Skills needed: C intermediate. Status: all of this is about finished,
except the "load udb when a runtime error happens" part.
Icont's parser needs to be modified to work with any YACC
implementation. At present it fails on some 64-bit Linuxes
if -O2 is turned on, apparently due an issue in the old AT&T YACC
parser skeleton.
The unicon IDE and our interface builder IVIB need to to be joined together.
Level 0 of this would be: the two binaries built into one program that
switches back and forth with no coordination, communicating only through
files, and equivalent to running the programs independently. Level 1 would
add file save checks and automatically loading the selected file when
switching. Level 2 might reach a point where no file I/O is needed in order
to switch back and forth. Compare with Visual Studio or Netbeans.

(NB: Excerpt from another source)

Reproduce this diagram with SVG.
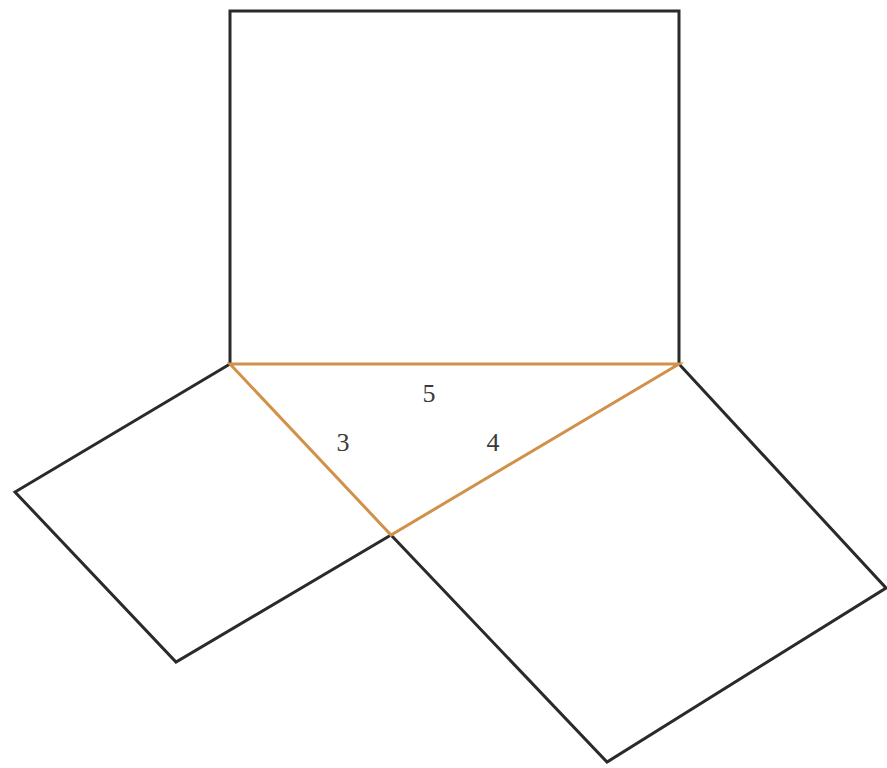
<svg xmlns="http://www.w3.org/2000/svg" width="887" height="768" viewBox="0 0 887 768">
<style>
.sq{fill:none;stroke:#2a2a2a;stroke-width:3;stroke-linejoin:miter}
.tri{fill:none;stroke:#d2914a;stroke-width:3}
.lbl{font-family:"Liberation Serif",serif;font-size:26px;fill:#3a3a3a;text-anchor:middle}
</style>
<rect width="887" height="768" fill="#ffffff"/>
<g id="square-top"><polyline class="sq" points="230,364 230,11 679,11 679,364"/></g>
<g id="square-left"><polyline class="sq" points="230,364 15,492 176,662 391,535"/></g>
<g id="square-right"><polyline class="sq" points="391,535 607,762 886,588 679,364"/></g>
<g id="connectors">
<polygon class="tri" points="230,364 679,364 391,535"/>
</g>
<g id="labels">
<text class="lbl" x="429" y="402">5</text>
<text class="lbl" x="343" y="451">3</text>
<text class="lbl" x="493" y="451">4</text>
</g>
</svg>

Skills needed: Unicon intermediate.
Unicon's benchmark suite, described in UTR16, does not yet benchmark all
important language features, but does reveal a lot about Unicon's performance.
*Status: The public is invited to improve the benchmark implementations,
report performance on varying platforms, and propose benchmarks that would
improve the suite. Additional concurrency benchmarks have been requested.
Traditionally Unicon binaries were only available on MSWindows -- other
folks had to build from source code. Some Linux and Mac binaries have been
developed in recent years, including Debian and MacOS Sierra binaries,
but we need volunteers to regularly build, test,
and submit Unicon binary distributions on their preferred non-Windows
platforms, including Mac, Ubuntu, Fedora, etc.
The Unicon project is in need of one or more evangelists to see it as their
mission to spread the use of the language wherever it is beneficial to do so.